Voto no Haddad com a expectativa não de um presidencialismo de coalisão em que os apoios são conquistados pela via da corrupção. Esse governo terá que ser pluripartidário com um nível de transparência jamais visto neste país.

Teremos que repactuar a república. Que sejam chamados para o governo a Marina, Goldman, Ciro, Boulos, os três poderes, os grupos econômicos, os grupos de comunicação, Ministério Público, etc. Enfim, voto no Haddad na esperança que o PT diminua e a República Democrática Brasileira cresça.

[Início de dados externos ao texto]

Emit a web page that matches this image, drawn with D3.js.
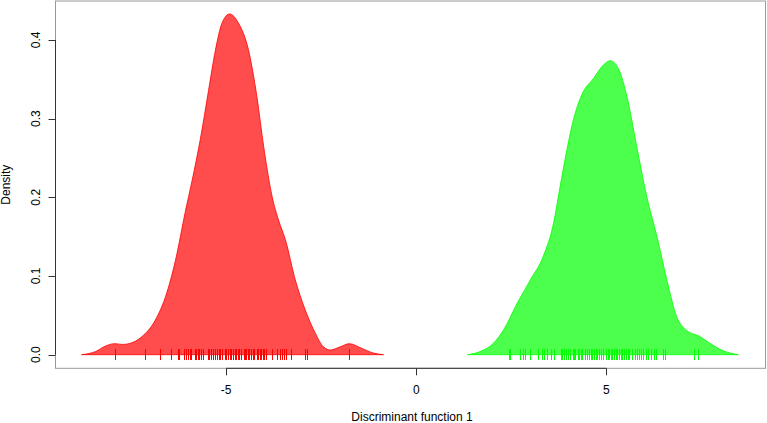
<!DOCTYPE html>
<html><head><meta charset="utf-8">
<script src="https://cdn.jsdelivr.net/npm/d3@7"></script>
<style>html,body{margin:0;padding:0;background:#fff;}svg{display:block;}</style>
</head><body>
<svg id="c" width="767" height="423"></svg>
<script>
// Red group density (x, density)
const redX = [-8.80,-8.43,-8.17,-7.93,-7.73,-7.55,-7.21,-6.86,-6.59,-6.33,-6.07,-5.89,-5.68,-5.46,-5.28,-5.11,-4.91,-4.67,-4.41,-4.19,-4.01,-3.79,-3.62,-3.44,-3.18,-2.92,-2.65,-2.44,-2.26,-2.00,-1.76,-1.43,-1.12,-0.86];
const redY = [0.000,0.004,0.011,0.014,0.013,0.014,0.023,0.044,0.074,0.120,0.182,0.222,0.273,0.336,0.387,0.421,0.433,0.421,0.387,0.328,0.264,0.201,0.171,0.146,0.095,0.057,0.027,0.010,0.006,0.010,0.014,0.008,0.002,0.000];
// Green group density
const greenX = [1.35,1.68,2.03,2.29,2.65,3.00,3.34,3.61,3.78,3.96,4.13,4.35,4.66,4.92,5.10,5.32,5.54,5.80,6.06,6.33,6.59,6.85,7.11,7.46,7.72,8.07,8.47];
const greenY = [0.000,0.004,0.0145,0.031,0.065,0.095,0.125,0.167,0.213,0.260,0.298,0.330,0.351,0.368,0.3736,0.363,0.328,0.264,0.201,0.150,0.095,0.048,0.031,0.023,0.0145,0.005,0.000];
// Rug observations
const redRug = [-7.93,-7.14,-6.74,-6.44,-6.26,-6.24,-6.10,-6.05,-6.01,-5.96,-5.92,-5.83,-5.79,-5.75,-5.70,-5.65,-5.60,-5.48,-5.45,-5.39,-5.35,-5.30,-5.25,-5.19,-5.15,-5.10,-5.04,-4.99,-4.95,-4.91,-4.86,-4.83,-4.77,-4.74,-4.68,-4.65,-4.60,-4.54,-4.51,-4.47,-4.43,-4.39,-4.34,-4.30,-4.26,-4.20,-4.16,-4.12,-4.07,-4.03,-3.99,-3.94,-3.79,-3.66,-3.59,-3.53,-3.49,-3.42,-3.29,-2.92,-2.87,-1.76];
const greenRug = [2.43,2.47,2.73,2.80,2.86,3.00,3.21,3.30,3.36,3.45,3.54,3.63,3.80,3.84,3.89,3.93,4.00,4.03,4.11,4.15,4.18,4.24,4.29,4.33,4.37,4.44,4.50,4.55,4.59,4.63,4.68,4.72,4.76,4.81,4.85,4.92,4.98,5.03,5.07,5.12,5.16,5.20,5.25,5.29,5.33,5.38,5.42,5.47,5.52,5.56,5.60,5.67,5.74,5.80,5.86,5.91,5.97,6.04,6.10,6.17,6.24,6.30,6.48,6.54,7.29,7.42];
const xTicks = [-5, 0, 5];
const yTicks = [0.0, 0.1, 0.2, 0.3, 0.4];
const xTitle = "Discriminant function 1";
const yTitle = "Density";

const svg = d3.select("#c");
const L = 55.5, R = 765.5, T = 1, B = 368.3;
const x = d3.scaleLinear().domain([-9.485, 9.183]).range([L, R]);
const y = d3.scaleLinear().domain([-0.0173, 0.4494]).range([B, T]);
const font = "'Liberation Sans', Arial, Helvetica, sans-serif";

function drawDensity(xs, ys, fill, stroke) {
  const pts = xs.map((v, i) => [v, ys[i]]);
  const area = d3.area().x(d => x(d[0])).y0(y(0)).y1(d => y(d[1])).curve(d3.curveMonotoneX);
  svg.append("path").attr("d", area(pts)).attr("fill", fill).attr("stroke", stroke).attr("stroke-width", 1);
}
drawDensity(redX, redY, "rgba(255,0,0,0.7)", "rgba(255,0,0,0.8)");
drawDensity(greenX, greenY, "rgba(0,255,0,0.7)", "rgba(0,255,0,0.8)");

function drawRug(vals, color) {
  svg.append("g").selectAll("line").data(vals).join("line")
    .attr("x1", d => Math.round(x(d)) + 0.5).attr("x2", d => Math.round(x(d)) + 0.5)
    .attr("y1", y(0.0072)).attr("y2", y(-0.0068))
    .attr("stroke", color).attr("stroke-width", 1);
}
drawRug(redRug, "#ff0000");
drawRug(greenRug, "#00ff00");

// box
svg.append("rect").attr("x", L).attr("y", T).attr("width", R - L).attr("height", B - T)
  .attr("fill", "none").attr("stroke", "#999").attr("stroke-width", 1);

// x axis (R style)
const gx = svg.append("g");
gx.append("line").attr("x1", x(xTicks[0])).attr("x2", x(xTicks[xTicks.length - 1]))
  .attr("y1", B).attr("y2", B).attr("stroke", "#333");
gx.selectAll("line.t").data(xTicks).join("line").attr("class", "t")
  .attr("x1", d => Math.round(x(d)) + 0.5).attr("x2", d => Math.round(x(d)) + 0.5)
  .attr("y1", B).attr("y2", B + 7).attr("stroke", "#333");
gx.selectAll("text").data(xTicks).join("text")
  .attr("x", d => x(d)).attr("y", 394).attr("text-anchor", "middle")
  .attr("font-family", font).attr("font-size", 12).attr("fill", "#000")
  .text(d => d);

// y axis
const gy = svg.append("g");
gy.append("line").attr("x1", L).attr("x2", L)
  .attr("y1", y(yTicks[0])).attr("y2", y(yTicks[yTicks.length - 1])).attr("stroke", "#333");
gy.selectAll("line.t").data(yTicks).join("line").attr("class", "t")
  .attr("x1", L - 7).attr("x2", L)
  .attr("y1", d => Math.round(y(d)) + 0.5).attr("y2", d => Math.round(y(d)) + 0.5).attr("stroke", "#333");
gy.selectAll("text").data(yTicks).join("text")
  .attr("transform", d => `translate(40,${y(d)}) rotate(-90)`)
  .attr("text-anchor", "middle")
  .attr("font-family", font).attr("font-size", 12).attr("fill", "#000")
  .text(d => d.toFixed(1));

// titles
svg.append("text").attr("x", 412).attr("y", 420.5).attr("text-anchor", "middle")
  .attr("font-family", font).attr("font-size", 12).attr("fill", "#000").text(xTitle);
svg.append("text").attr("transform", `translate(9.5,${(T + B) / 2}) rotate(-90)`)
  .attr("text-anchor", "middle")
  .attr("font-family", font).attr("font-size", 12).attr("fill", "#000").text(yTitle);
</script>
</body></html>
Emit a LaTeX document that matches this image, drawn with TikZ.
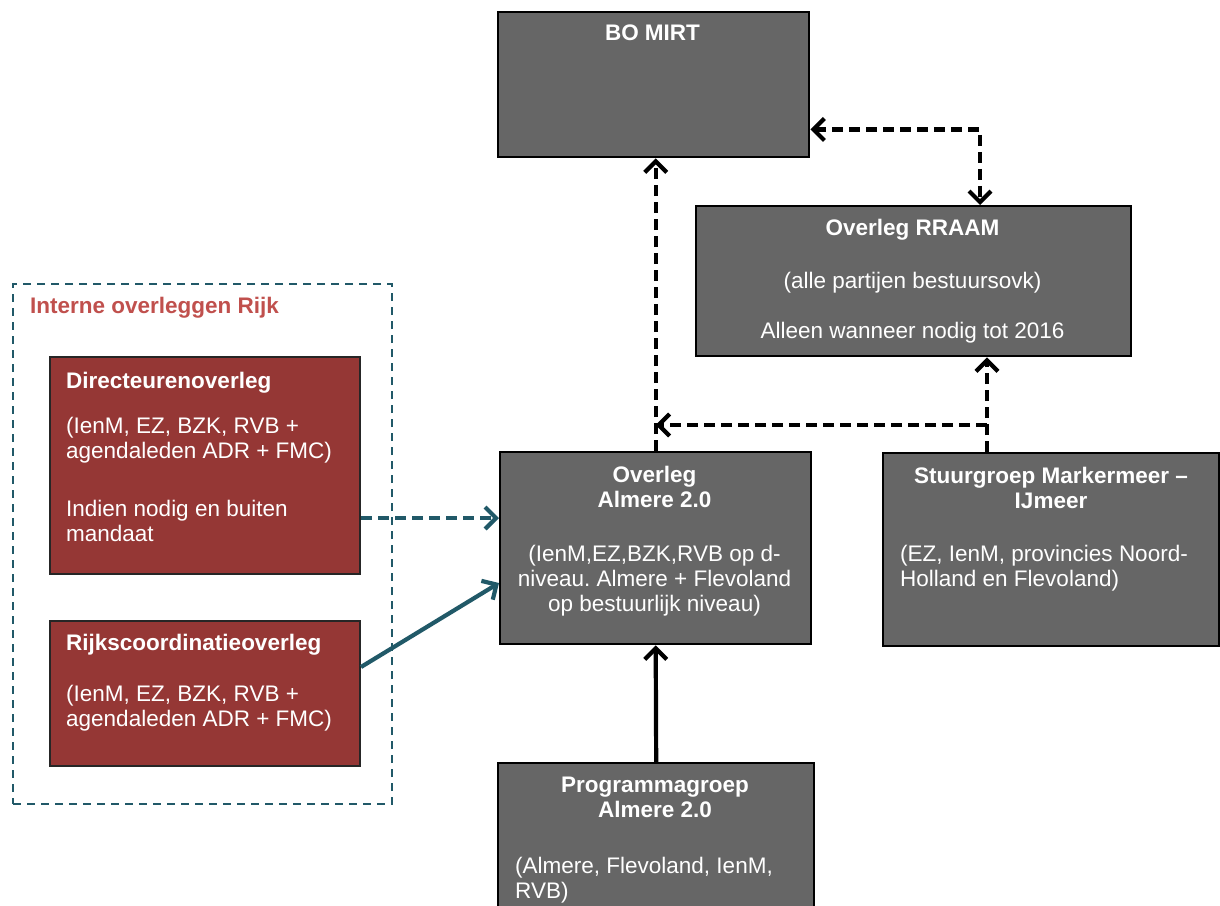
\documentclass[tikz,border=0pt]{standalone}
\usepackage{fontspec}
\setmainfont{Liberation Sans}
\frenchspacing
\usetikzlibrary{arrows.meta,calc,positioning}
\definecolor{boxgray}{HTML}{666666}
\definecolor{boxred}{HTML}{953735}
\definecolor{teal5}{HTML}{215968}
\definecolor{titlered}{HTML}{C0504D}
\tikzset{
  mybarb/.tip={Straight Barb[length=11pt,width=22pt]},
  gbox/.style={draw=black, fill=boxgray, line width=2.4pt, anchor=north west, inner sep=0pt},
  rbox/.style={draw=black!85, fill=boxred, line width=2pt, anchor=north west, inner sep=0pt},
  txt/.style={text=white, inner sep=0pt, font=\fontsize{22.5}{25}\selectfont},
  ctxt/.style={txt, align=center, anchor=north},
  ltxt/.style={txt, align=left, anchor=north west},
  frame/.style={draw=teal5, line width=2.4pt, dash pattern=on 8pt off 6pt},
  blkdash/.style={draw=black, line width=4.2pt, dash pattern=on 11pt off 6pt},
  blksolid/.style={draw=black, line width=4.2pt},
  tealdash/.style={draw=teal5, line width=4.2pt, dash pattern=on 11pt off 6pt},
  tealsolid/.style={draw=teal5, line width=4.2pt}
}
\begin{document}
\begin{tikzpicture}[x=1pt,y=-1pt]
\useasboundingbox (0,0) rectangle (1220,905);
% container
\node[frame, anchor=north west, minimum width=379pt, minimum height=520pt, inner sep=0pt] (cont) at (12,283) {};
\node[txt, anchor=north west, text=titlered, font=\fontsize{22.5}{25}\selectfont\bfseries] (conttitle) at (30,297) {Interne overleggen Rijk};
% boxes
\node[gbox, minimum width=311pt, minimum height=145pt] (bomirt) at (497,11) {};
\node[gbox, minimum width=435pt, minimum height=150pt] (rraam) at (695,205) {};
\node[gbox, minimum width=311pt, minimum height=192pt] (almere) at (499,451) {};
\node[gbox, minimum width=336pt, minimum height=193pt] (stuur) at (882,452) {};
\node[gbox, minimum width=316pt, minimum height=160pt] (prog) at (497,762) {};
\node[rbox, minimum width=310pt, minimum height=217pt] (dir) at (49,356) {};
\node[rbox, minimum width=310pt, minimum height=145pt] (rijks) at (49,620) {};
% texts
\node[ctxt] (tbomirt) at (652.5,25) {\bfseries BO MIRT};
\node[ctxt] (trraam) at (912.5,219) {\bfseries Overleg RRAAM\\[28pt] (alle partijen bestuursovk)\\[25pt] Alleen wanneer nodig tot 2016};
\node[ctxt] (talmere) at (654.5,466) {\bfseries Overleg\\ \bfseries Almere 2.0\\[29pt] (IenM,EZ,BZK,RVB op d-\\ niveau. Almere + Flevoland\\ op bestuurlijk niveau)};
\node[ctxt] (tstuur) at (1051,467) {\bfseries Stuurgroep Markermeer --\\ \bfseries IJmeer};
\node[ltxt] (tstuurb) at (900,545) {(EZ, IenM, provincies Noord-\\ Holland en Flevoland)};
\node[ctxt] (tprog) at (655,777) {\bfseries Programmagroep\\ \bfseries Almere 2.0};
\node[ltxt] (tprogb) at (515,857) {(Almere, Flevoland, IenM,\\ RVB)};
\node[ltxt] (tdir) at (66,372) {\bfseries Directeurenoverleg\\[20pt] (IenM, EZ, BZK, RVB +\\ agendaleden ADR + FMC)\\[33pt] Indien nodig en buiten\\ mandaat};
\node[ltxt] (trijks) at (66,634) {\bfseries Rijkscoordinatieoverleg\\[26pt] (IenM, EZ, BZK, RVB +\\ agendaleden ADR + FMC)};
% helper coordinates
\coordinate (sj) at ($(stuur.north west)+(105,0)$);
\coordinate (bj) at ($(sj)+(0,-27)$);
\coordinate (bm) at ($(bomirt.south east)+(0,-29)$);
\coordinate (rt) at ($(rraam.north west)+(285,0)$);
\coordinate (dirout) at ($(dir.north east)+(0,162)$);
\coordinate (rijout) at ($(rijks.north east)+(0,47)$);
\coordinate (almin) at ($(almere.north west)+(0,132)$);
% connectors
\draw[blkdash, -mybarb] (almere.north) -- (almere.north |- bomirt.south);
\draw[blkdash, -mybarb] (sj) -- (sj |- rraam.south);
\draw[blkdash, -mybarb] (bj) -- (bj -| almere.north);
\draw[blkdash, mybarb-mybarb] (bm) -| (rt);
\draw[blksolid, -mybarb] (prog.north) -- (almere.south);
\draw[tealdash, -mybarb] (dirout) -- (dirout -| almere.west);
\draw[tealsolid, -mybarb] (rijout) -- (almin);
\end{tikzpicture}
\end{document}
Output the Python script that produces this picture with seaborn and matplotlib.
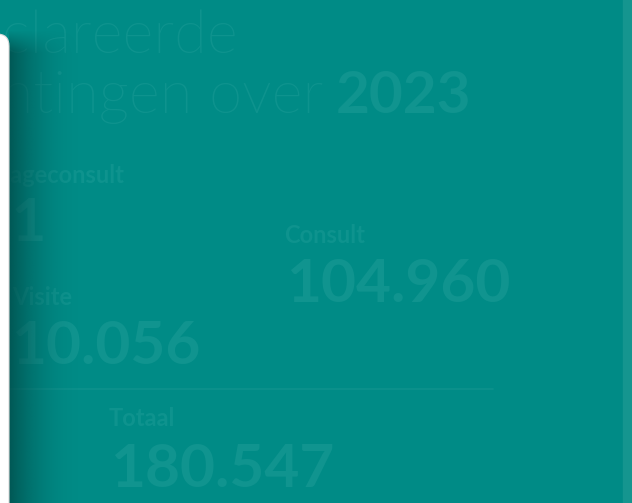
import numpy as np
import matplotlib
matplotlib.use("Agg")
import matplotlib.pyplot as plt
from matplotlib.patches import Rectangle, FancyBboxPatch
import seaborn as sns

# ---- data ----
title_lines = ["Gedeclareerde", "verrichtingen over"]
year = "2023"
categories = ["Triageconsult", "Consult", "Visite"]
values = [65531, 104960, 10056]
total_label = "Totaal"
total_value = 180547

def fmt(v):
    return f"{v:,}".replace(",", ".")

sns.set_theme(style="white")
plt.rcParams["font.family"] = ["Lato", "DejaVu Sans"]

BG = "#008B86"
TXT = "#0E938E"
TXT_B = "#10948F"

fig = plt.figure(figsize=(6.32, 5.03), dpi=100)
fig.patch.set_facecolor(BG)
ax = fig.add_axes([0, 0, 1, 1])
ax.set_xlim(0, 632)
ax.set_ylim(503, 0)
ax.set_axis_off()
ax.set_facecolor(BG)

# right strip
ax.add_patch(Rectangle((623, -5), 20, 520, color="#15958F", zorder=1))

# title
ax.text(238, 53, title_lines[0], ha="right", va="baseline", fontsize=43,
        fontweight=275, color=TXT, zorder=2)
ax.text(323, 113, title_lines[1], ha="right", va="baseline", fontsize=43,
        fontweight=275, color=TXT, zorder=2)
ax.text(471, 113, year, ha="right", va="baseline", fontsize=42,
        fontweight="bold", color=TXT_B, zorder=2)

# stats
label_pos = [(124, 183, "right"), (284, 243, "left"), (12, 305, "left")]
value_pos = [(47, 241, "right"), (286, 302, "left"), (11, 364, "left")]
for cat, val, lp, vp in zip(categories, values, label_pos, value_pos):
    ax.text(lp[0], lp[1], cat, ha=lp[2], va="baseline", fontsize=17,
            fontweight="bold", color=TXT, zorder=2)
    ax.text(vp[0], vp[1], fmt(val), ha=vp[2], va="baseline", fontsize=43.5,
            fontweight="bold", color=TXT_B, zorder=2)

# separator
ax.plot([10, 493], [388.5, 388.5], color="#0E928D", lw=1.2, zorder=2)

ax.text(109, 426, total_label, ha="left", va="baseline", fontsize=17,
        fontweight="bold", color=TXT, zorder=2)
ax.text(110, 487, fmt(total_value), ha="left", va="baseline", fontsize=43.5,
        fontweight="bold", color=TXT_B, zorder=2)

# shadow gradient next to the white panel (fading in at the top)
w, h = 200, 470
tx = np.linspace(0, 1, w)
ty = np.linspace(0, 1, h)
ax_alpha = 0.75 * (1 - tx) ** 2.2
ay = np.clip((ty * 470) / 22, 0, 1)  # vertical fade over top ~22 px
grad = np.zeros((h, w, 4))
grad[..., 1] = 70 / 255
grad[..., 2] = 68 / 255
grad[..., 3] = ay[:, None] * ax_alpha[None, :]
ax.imshow(grad, extent=[9, 85, 503, 30], aspect="auto", zorder=3,
          interpolation="bilinear", origin="upper")

# white panel
ax.add_patch(FancyBboxPatch((-30, 34), 39, 600,
                            boxstyle="round,pad=0,rounding_size=12",
                            facecolor="white", edgecolor="#DADADA", lw=0.8,
                            zorder=4))
ax.set_xlim(0, 632)
ax.set_ylim(503, 0)

fig.savefig("out.png", dpi=100, facecolor=BG)
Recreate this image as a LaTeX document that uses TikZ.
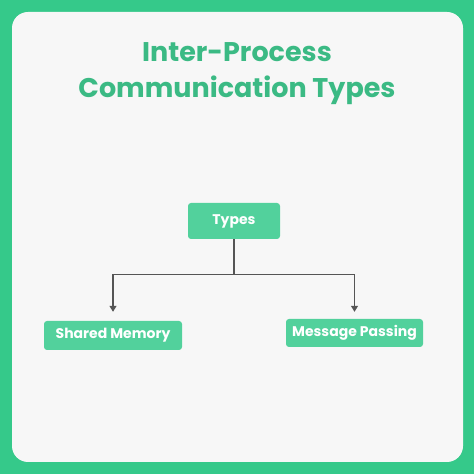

Assim que as apurações do primeiro turno no domingo 07/10/18 anunciaram o resultado, vizinhos começaram a gritar na janela palavrões e bordões. Meu filho Pedro ouvia e corria para o meu quarto para contar uma de cada vez. Fez isso correndo mesmo, como se não quisesse perder nada.

– “Pai, estão dizendo para os pretos voltarem para as senzalas.”
– “Pai, estão mandando as bichas voltarem para o armário.”
– “Pai, um menino gritou que ladrão bom é ladrão morto.”

Da última vez ele trouxe a própria fala:

– “Pai, eu estou com medo!”

O coloquei no meu colo e o abriguei. O estrago civilizatório já foi feito, independentemente do que acontecer no Brasil no próximo domingo. A raiva foi destilada e muita gente grande se sente ameaçada. Neste tempo de extremos, estamos sendo convidados a amar como jamais amamos. Jesus continua como a melhor referência de resistência pacífica, justa e firme.